Let $A\subset \mathbb{R}^{d}$ be some bounded set and $E_{n}\subseteq A\;\forall n\in\mathbb{N}$. Assume $\{E_{n}\}_{n=1}^{\infty}$ is a Cauchy sequence with respect to metric $\rho$, defined as $\rho(X,Y) = m^{\ast}(X\Delta Y)$, where $m^{\ast}$ is Lebesgue outer measure.
Let me give a proof that there is a subsequence $\{E_{n_{k}}\}_{k=1}^{\infty}$, which converges pointwise almost everywhere: are there any mistakes? I tried to make the reasoning rigorous, so it may be a little bit difficult to read. Is there a way to simplify it?

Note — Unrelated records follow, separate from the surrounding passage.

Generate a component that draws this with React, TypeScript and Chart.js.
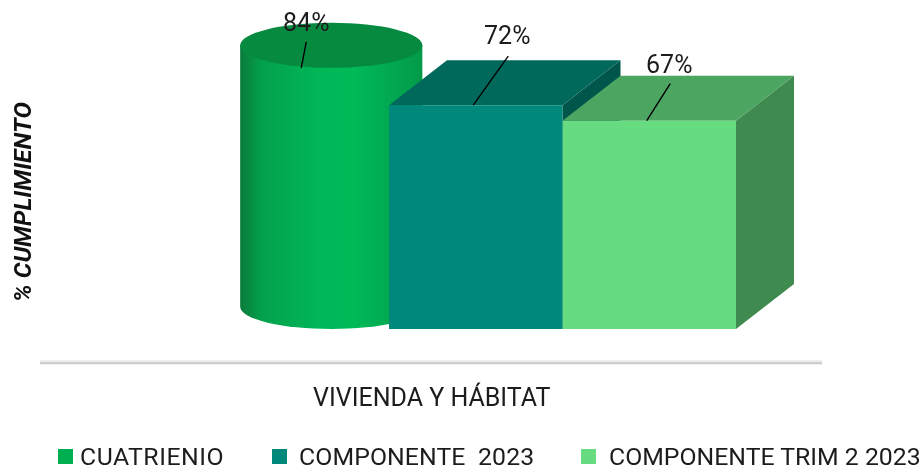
import React, { useEffect, useRef } from "react";
import { Chart, registerables } from "chart.js";

Chart.register(...registerables);

const categories = ["VIVIENDA Y HÁBITAT"];
const seriesNames = ["CUATRIENIO", "COMPONENTE  2023", "COMPONENTE TRIM 2 2023"];
const cuatrienio = [84];
const componente2023 = [72];
const componenteTrim2 = [67];
const frontColors = ["#00B050", "#00897B", "#66DB80"];
const topColors = ["#068A40", "#00695C", "#4CA561"];
const sideColors = ["#039A4A", "#00564B", "#3F8A4F"];
const legendLefts = [58, 272, 581];
const legendGaps = [7, 12, 13];
const legendSpacing = ["0.5px", "0.1px", "0px"];
// leader foot dx, leader head dx, leader head dy, label dx, label dy (from the bar's top centre)
const labelOffsets = [
  [-1, 4, -26, 4, -43],
  [-2.5, 32.5, -49, 31.5, -67],
  [-2.5, 21, -37, 20, -53.5],
];

const DEPTH_X = 58;
const DEPTH_Y = 45;
const FONT = "Roboto, sans-serif";
const TEXT = "#1c1c1c";

const shapes3d = {
  id: "shapes3d",
  beforeDatasetsDraw(chart: any) {
    const ctx = chart.ctx;
    const poly = (pts: number[][], fill: string) => {
      ctx.beginPath();
      pts.forEach(([x, y], i) => (i ? ctx.lineTo(x, y) : ctx.moveTo(x, y)));
      ctx.closePath();
      ctx.fillStyle = fill;
      ctx.fill();
    };
    const box = (i: number) => chart.getDatasetMeta(i).data[0];
    const zero = chart.scales.y.getPixelForValue(0);

    ctx.save();
    // floor line
    ctx.fillStyle = "#EDEDED";
    ctx.fillRect(40, 360, 782, 2);
    ctx.fillStyle = "#CFCFCF";
    ctx.fillRect(40, 362, 782, 2);
    ctx.fillStyle = "#EFEFEF";
    ctx.fillRect(40, 364, 782, 1);

    // cylinder, first series
    const b0 = box(0);
    const w = b0.width;
    const cx = b0.x + DEPTH_X / 2;
    const rx = (w + DEPTH_X * 0.15) / 2;
    const ry = DEPTH_Y / 2;
    const topY = b0.y - ry;
    const botY = zero - ry;
    const grad = ctx.createLinearGradient(cx - rx, 0, cx + rx, 0);
    grad.addColorStop(0, "#0B7B3B");
    grad.addColorStop(0.12, "#03A14D");
    grad.addColorStop(0.45, "#00B858");
    grad.addColorStop(0.62, "#00BA58");
    grad.addColorStop(1, "#039A4A");
    ctx.beginPath();
    ctx.moveTo(cx - rx, topY);
    ctx.lineTo(cx - rx, botY);
    ctx.ellipse(cx, botY, rx, ry, 0, Math.PI, 0, true);
    ctx.lineTo(cx + rx, topY);
    ctx.closePath();
    ctx.fillStyle = grad;
    ctx.fill();
    ctx.beginPath();
    ctx.ellipse(cx, topY, rx, ry, 0, 0, Math.PI * 2);
    ctx.fillStyle = topColors[0];
    ctx.fill();

    // box faces, second and third series
    [1, 2].forEach((i) => {
      const b = box(i);
      const l = b.x - b.width / 2;
      const r = b.x + b.width / 2;
      poly(
        [
          [r, b.y],
          [r + DEPTH_X, b.y - DEPTH_Y],
          [r + DEPTH_X, zero - DEPTH_Y],
          [r, zero],
        ],
        sideColors[i]
      );
      poly(
        [
          [l, b.y],
          [l + DEPTH_X, b.y - DEPTH_Y],
          [r + DEPTH_X, b.y - DEPTH_Y],
          [r, b.y],
        ],
        topColors[i]
      );
    });
    ctx.restore();
  },
  afterDatasetsDraw(chart: any) {
    const ctx = chart.ctx;
    ctx.save();
    chart.data.datasets.forEach((ds: any, i: number) => {
      const b = chart.getDatasetMeta(i).data[0];
      const [fx, hx, hy, tx, ty] = labelOffsets[i];
      ctx.beginPath();
      ctx.moveTo(b.x + fx, b.y);
      ctx.lineTo(b.x + hx, b.y + hy);
      ctx.strokeStyle = "#000";
      ctx.lineWidth = 1.4;
      ctx.stroke();
      ctx.font = `400 25px ${FONT}`;
      ctx.fillStyle = TEXT;
      ctx.textAlign = "center";
      ctx.textBaseline = "middle";
      ctx.fillText(`${ds.data[0]}%`, b.x + tx, b.y + ty);
    });
    ctx.restore();
  },
};

export default function App() {
  const ref = useRef<HTMLCanvasElement>(null);
  useEffect(() => {
    document.body.style.margin = "0";
    const ctx = ref.current!.getContext("2d") as any;
    ctx.letterSpacing = "0.3px";
    const chart = new Chart(ref.current!, {
      type: "bar",
      plugins: [shapes3d],
      data: {
        labels: categories,
        datasets: [
          { label: seriesNames[0], data: cuatrienio, backgroundColor: "transparent" },
          { label: seriesNames[1], data: componente2023, backgroundColor: frontColors[1] },
          { label: seriesNames[2], data: componenteTrim2, backgroundColor: frontColors[2] },
        ],
      },
      options: {
        responsive: false,
        animation: false,
        layout: { padding: { top: 42, right: 101 } },
        datasets: { bar: { barPercentage: 1, categoryPercentage: 0.7516, borderWidth: 0 } },
        plugins: { legend: { display: false }, tooltip: { enabled: false } },
        scales: {
          x: {
            grid: { display: false },
            border: { display: false },
            afterFit: (s: any) => {
              s.height = 107;
            },
            ticks: {
              color: TEXT,
              font: { family: FONT, size: 25 },
              padding: 15,
              labelOffset: -44,
              maxRotation: 0,
            },
          },
          y: {
            min: -10.6,
            max: 92.3,
            grid: { display: false },
            border: { display: false },
            ticks: { display: false },
            afterFit: (s: any) => {
              s.width = 129.5;
            },
            title: {
              display: true,
              text: "% CUMPLIMIENTO",
              color: "#111",
              font: { family: FONT, size: 24.6, weight: "bold", style: "italic" },
              padding: { top: 10, bottom: 0 },
            },
          },
        },
      } as any,
    });
    return () => chart.destroy();
  }, []);
  return (
    <div style={{ position: "relative", width: 923, height: 469, overflow: "hidden" }}>
      <canvas ref={ref} width={923} height={469} style={{ display: "block" }} />
      {seriesNames.map((name, i) => (
        <div
          key={name}
          style={{
            position: "absolute",
            left: legendLefts[i],
            top: 441,
            height: 30,
            display: "flex",
            alignItems: "center",
            whiteSpace: "pre",
            font: `400 24.8px ${FONT}`,
            letterSpacing: legendSpacing[i],
            color: TEXT,
          }}
        >
          <span
            style={{
              width: 15,
              height: 15,
              marginRight: legendGaps[i],
              background: frontColors[i],
              display: "inline-block",
            }}
          />
          {name}
        </div>
      ))}
    </div>
  );
}
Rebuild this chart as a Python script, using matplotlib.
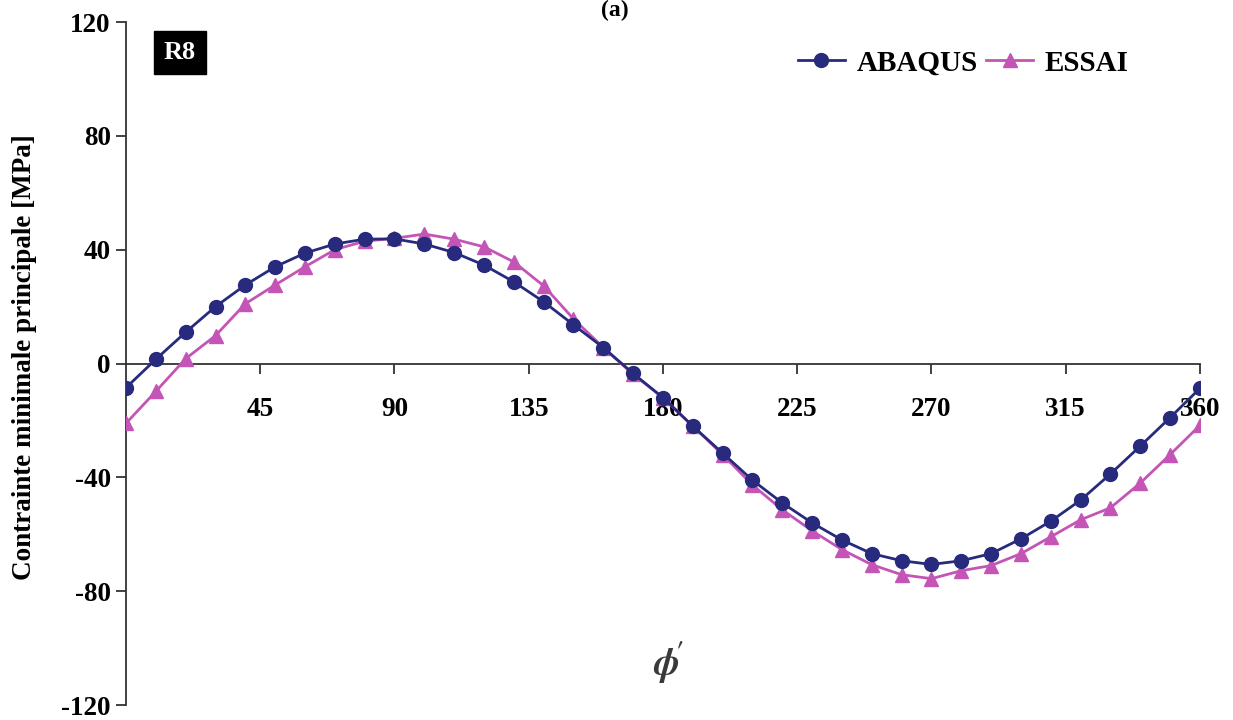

We start with assigning $\mathbb{1}_{E_{n}}(x)$ to every $x\in A$. Suppose that $F_{\{x_{n}\}}$ is a set of all those points, where $\mathbb{1}_{E_{n}(x)}$ does not converge. If $m^{\ast}(F) = 0$, then there is nothing to prove. Suppose that $m^{\ast}(F) > 0$. We now confine our attention to only this set. For every $n\in\mathbb{N}$ define $G_{1,n}$ to be a set of those points, for which $n$ is minimal number such that $\mathbb{1}_{E_{n}}(x)\neq \mathbb{1}_{E_{n-1}(x)}$. In other words, $n$ is the first time, when indicator changes its value on $x$. Note that $\mathcal{P}_{1} = \{G_{1,n}\}_{n=1}^{\infty}$ is a countable partition of $F$. Define $G_{2,n}$ in the similar fashion: it is the set of points $x$, for which $n$ is the second time when indicator changes its value on $x$. So, we get a sequence of countable partitions $\{\mathcal{P}_{n}\}_{n=1}^{\infty}$ of $F$. For every partition $\mathcal{P}_{n}$ assign a number $m$ to corresponding element $G_{n,m}$. We now perform the following procedure: for every $k\in\mathbb{N}$ define $n_{k}$ to be the smallest integer assigned to any of the elements of $\mathcal{P}_{k}$. The claim is that $E_{n_{k}}$ is the desired subsequence. Indeed, the corresponding sequence of indicators $\mathbb{1}_{E_{n_{k}}}$ does not stabilize a point $x$ if and only if its corresponding sequence $\{i_{k}\}_{k=1}^{\infty}$ (note that for every $k$ a point $x$ is in some $G_{k,l}$ to which we assigned a number) intersect with $\{n_{k}\}_{k=1}^{\infty}$ inifinitely often. Note that the minimum among assigned numbers strictly increases, so if $n_{j} = i_{k}$ then it must be the case that $j=k$. But since on each iteration values assigned to different sets $G_{n,m}$ are different, a point $x$ is a member of $G_{j,n_{j}} = G_{k,i_{k}}$. So it follows that $x$ is a member of $$\bigcap\limits_{k=1}^{\infty}G_{k,i_{k}}$$ Now notice that $$m^{\ast}\left(\bigcap\limits_{k=1}^{\infty}G_{k,i_{k}}\right) = 0$$ Indeed, otherwise $\{E_{n_{k}}\}_{k=1}^{\infty}$ is not Cauchy, since any two consecutive terms differ at least on the set $\bigcap\limits_{k=1}^{\infty}G_{k,i_{k}}$ of measure $m^{\ast}\left(\bigcap\limits_{k=1}^{\infty}G_{k,i_{k}}\right)>0$. But then since there are countable many such intersections and any $x\in F_{x_{n_{k}}}$ is a member of at least one of them, we use countable additivity (since null sets are measurable) to conclude that $F$ is a subset of null set, which implies that $m(F_{x_{n_{k}}}) = 0$ as desired.